La banalità del bene, dai Grest alla Gmg

C’è una “banalità del male”, che genera morte, ma poi c’è anche una “banalità del bene”, che alimenta la profezia. C’è uno scontro tra oscurità e luce che in queste settimane passa dalle vite dei nostri giovani. Passa e lascia segni profondi, alcuni dei quali fanno notizia, assurgono a chiavi di lettura complessive sulla situazione delle nuove generazioni, diventano virali sui social; fanno il rumore sconvolgente di un Suv che distrugge un’utilitaria e uccide un bimbo per una challenge sul web, ci colpiscono come le urla di una ragazza ferita a morte da un coetaneo e come le laceranti grida di dolore di una famiglia che perde una figlia e lo sguardo sul proprio futuro.
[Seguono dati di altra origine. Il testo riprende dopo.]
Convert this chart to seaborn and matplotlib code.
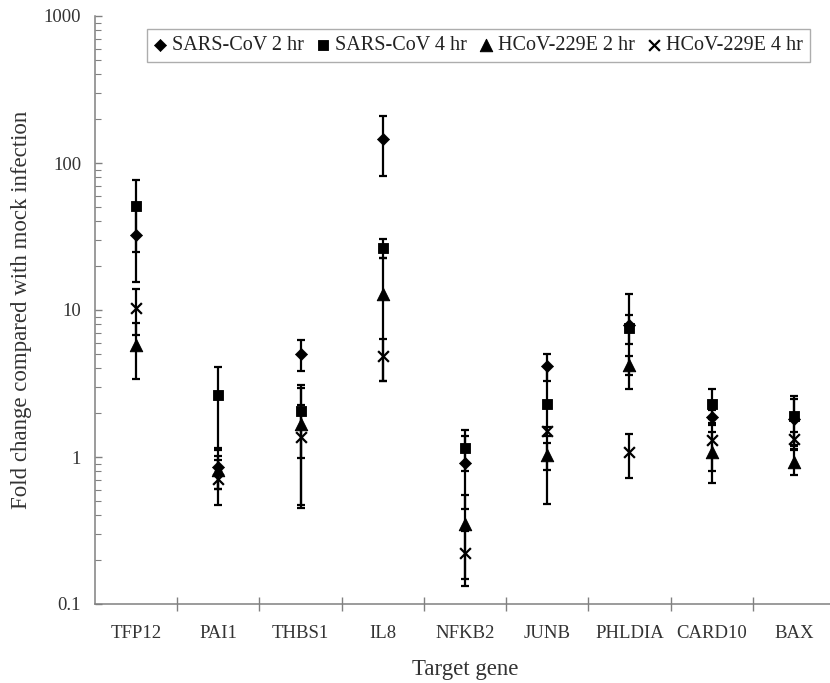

Altri segni, invece, fanno solo il rumore del fruscio di una borraccia infilata in uno zaino accanto a un sacco a pelo, non producono più chiasso del vociare di bambini allegri che giocano al di là della recinzione di un oratorio in un assolato pomeriggio d’estate, ci arrivano ovattati come i canti di gruppo di ragazzi dai finestrini di un autobus diretto a una piscina, a un lago in montagna o verso una spiaggia. E poi ci siamo noi, che dobbiamo decidere a quale di queste stimolazioni uditive e visive dare più credito, quali segni approfondire e indagare, in quale delle due “banalità” investire le nostre risorse. Insomma, la vera “challenge” di questa estate è quella che si gioca sul palco del discorso pubblico – a partire dall’intimità delle mura domestiche, così come negli spazi condivisi della vita di comunità e nei luoghi in cui si costruisce l’esperienza sociale – e che vede scontrarsi due evidenze opposte sulle nuove generazioni.